Pricing Plans (What You Actually Get)
Here’s how SOUNDRAW breaks down based on the plan structure they list. Prices can change, so double-check before buying, but this is what I saw in terms of tier intent:
- Creator Plan — $11.04/month
- Positioned for casual creators.
- Includes unlimited tracks in the sense that you can keep generating within the plan’s rules.
- Starter — $19.49/month
- Includes 10 downloads (so you’ll want to generate, preview, then export carefully).
- Pro — $23.39/month
- Includes 20 downloads and access to more formats.
- Unlimited — $32.49/month
- Designed for heavier use (aimed at pros/teams) with unlimited downloads in practice.
- Enterprise — custom
- Best if you need business-level terms, volume, or team-specific setup.
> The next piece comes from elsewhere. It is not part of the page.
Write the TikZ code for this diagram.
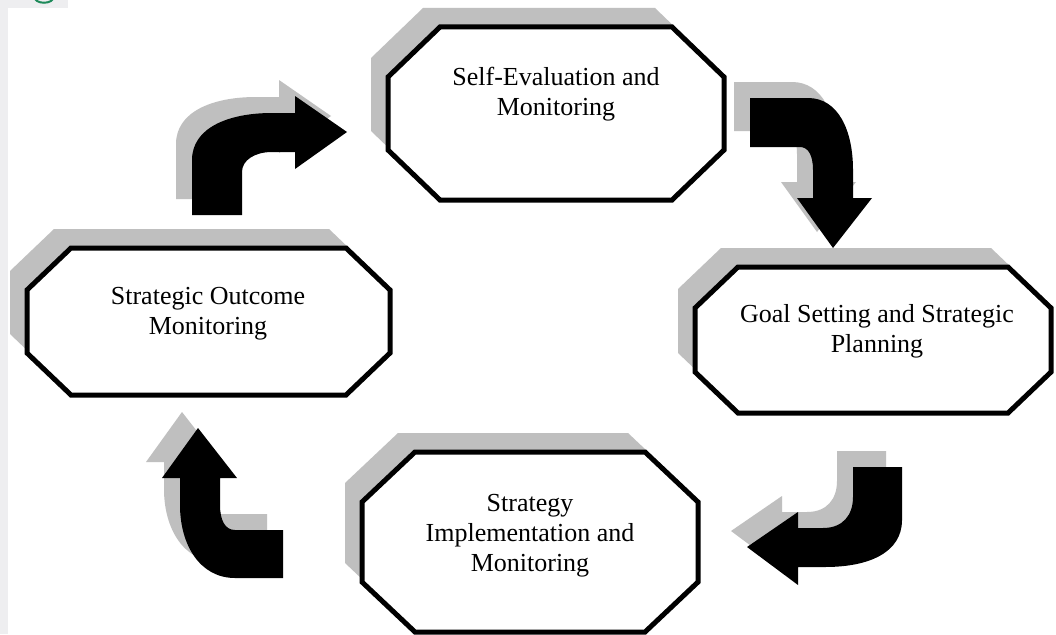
\documentclass[tikz,border=0pt]{standalone}
\usepackage{fontspec}
\setmainfont{Liberation Serif}
\begin{document}
% octagon outline: x1 y1 x2 y2 chamfer-x chamfer-y
\newcommand\octpath[6]{({#1+#5},#2) -- ({#3-#5},#2) -- (#3,{#2+#6}) -- (#3,{#4-#6}) -- ({#3-#5},#4) -- ({#1+#5},#4) -- (#1,{#4-#6}) -- (#1,{#2+#6}) -- cycle}
% block arrows, one path each
\newcommand\arrowA{(192,215) -- (192,160) .. controls (192,128) and (228,113) .. (272,113) -- (295,113) -- (295,96) -- (347,132) -- (295,169) -- (295,152) -- (272,152) .. controls (255,152) and (242,160) .. (242,172) -- (242,215) -- cycle}
\newcommand\arrowB{(750,98) -- (808,98) .. controls (838,98) and (853,130) .. (853,170) -- (853,198) -- (872,198) -- (833,248) -- (797,198) -- (813,198) -- (813,170) .. controls (813,155) and (808,147) .. (800,147) -- (750,147) -- cycle}
\newcommand\arrowC{(853,467) -- (902,467) -- (902,520) .. controls (902,552) and (870,567) .. (825,567) -- (798,567) -- (798,585) -- (747,547) -- (798,512) -- (798,528) -- (823,528) .. controls (843,528) and (853,515) .. (853,497) -- cycle}
\newcommand\arrowD{(283,530) -- (283,578) -- (235,578) .. controls (200,578) and (180,545) .. (180,505) -- (180,478) -- (162,478) -- (198,428) -- (237,478) -- (220,478) -- (220,505) .. controls (220,520) and (225,530) .. (235,530) -- cycle}
\definecolor{shade}{HTML}{BFBFBF}
\definecolor{pagegray}{HTML}{EEEEF0}
\definecolor{headgreen}{HTML}{1E8A5A}
\begin{tikzpicture}[x=1pt,y=-1pt,
  boxshadow/.style={fill=shade,shift={(-17,-19)}},
  arrowshadow/.style={fill=shade,shift={(-16,-16)}},
  stagebox/.style={draw=black,fill=white,line width=5pt,line join=miter},
  blockarrow/.style={fill=black},
  label/.style={align=center,font=\fontsize{26}{30}\selectfont,inner sep=0pt}]
\useasboundingbox (0,0) rectangle (1056,634);
\fill[white] (0,0) rectangle (1056,634);
% page margin strips
\fill[pagegray] (0,0) rectangle (8,634);
\fill[pagegray] (0,0) rectangle (68,8);
\begin{scope}
\clip (0,0) rectangle (68,8);
\draw[headgreen,line width=2pt] (34,-4) .. controls (34,5) and (54,5) .. (54,-4);
\end{scope}
% shadows
\fill[boxshadow] \octpath{388}{27}{724}{200}{52}{50};
\fill[boxshadow] \octpath{695}{267}{1051}{413}{43}{41};
\fill[boxshadow] \octpath{362}{452}{698}{632}{53}{50};
\fill[boxshadow] \octpath{27}{248}{390}{395}{44}{42};
\fill[arrowshadow] \arrowA;
\fill[arrowshadow] \arrowB;
\fill[arrowshadow] \arrowC;
\fill[arrowshadow] \arrowD;
% stages
\draw[stagebox] \octpath{388}{27}{724}{200}{52}{50};
\draw[stagebox] \octpath{695}{267}{1051}{413}{43}{41};
\draw[stagebox] \octpath{362}{452}{698}{632}{53}{50};
\draw[stagebox] \octpath{27}{248}{390}{395}{44}{42};
\node[label] (selfeval) at (556,94) {Self-Evaluation and\\Monitoring};
\node[label] (goal) at (877,331) {Goal Setting and Strategic\\Planning};
\node[label] (impl) at (530,536) {Strategy\\Implementation and\\Monitoring};
\node[label] (outcome) at (208,314) {Strategic Outcome\\Monitoring};
% cycle arrows
\fill[blockarrow] \arrowA;
\fill[blockarrow] \arrowB;
\fill[blockarrow] \arrowC;
\fill[blockarrow] \arrowD;
\end{tikzpicture}
\end{document}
My practical advice on choosing a tier
- If you’re making short-form content and you don’t export constantly, Starter can be enough—just be intentional about which versions you download.
- If you’re doing client work or shipping music regularly, Pro or Unlimited makes more sense because you’re less likely to run into download caps mid-project.
- If you’re experimenting and want to test the vibe, Creator is a low-friction way to see if the sound matches your style.
One thing to watch: “unlimited tracks” and “unlimited downloads” aren’t always the same thing. In my experience, the real constraint is usually export/download permissions and whether stems are available on your tier.
Wrap up
SOUNDRAW is a genuinely useful AI music tool if your goal is royalty-free background music that you can shape quickly. My biggest win was how fast I could iterate—generate a vibe, tweak instruments/mood, export, and keep going until it fit the edit. The biggest downside is that, depending on the track style and how long you let it run, you may notice repetition in drums/harmony that feels a little “machine-like.”
So who should try it? If you’re a YouTuber, indie game dev, or a small business that needs music on a deadline, it’s worth your time. If you’re extremely picky about production evolution (or you need lots of stems and exports), pay attention to tier limits before you commit.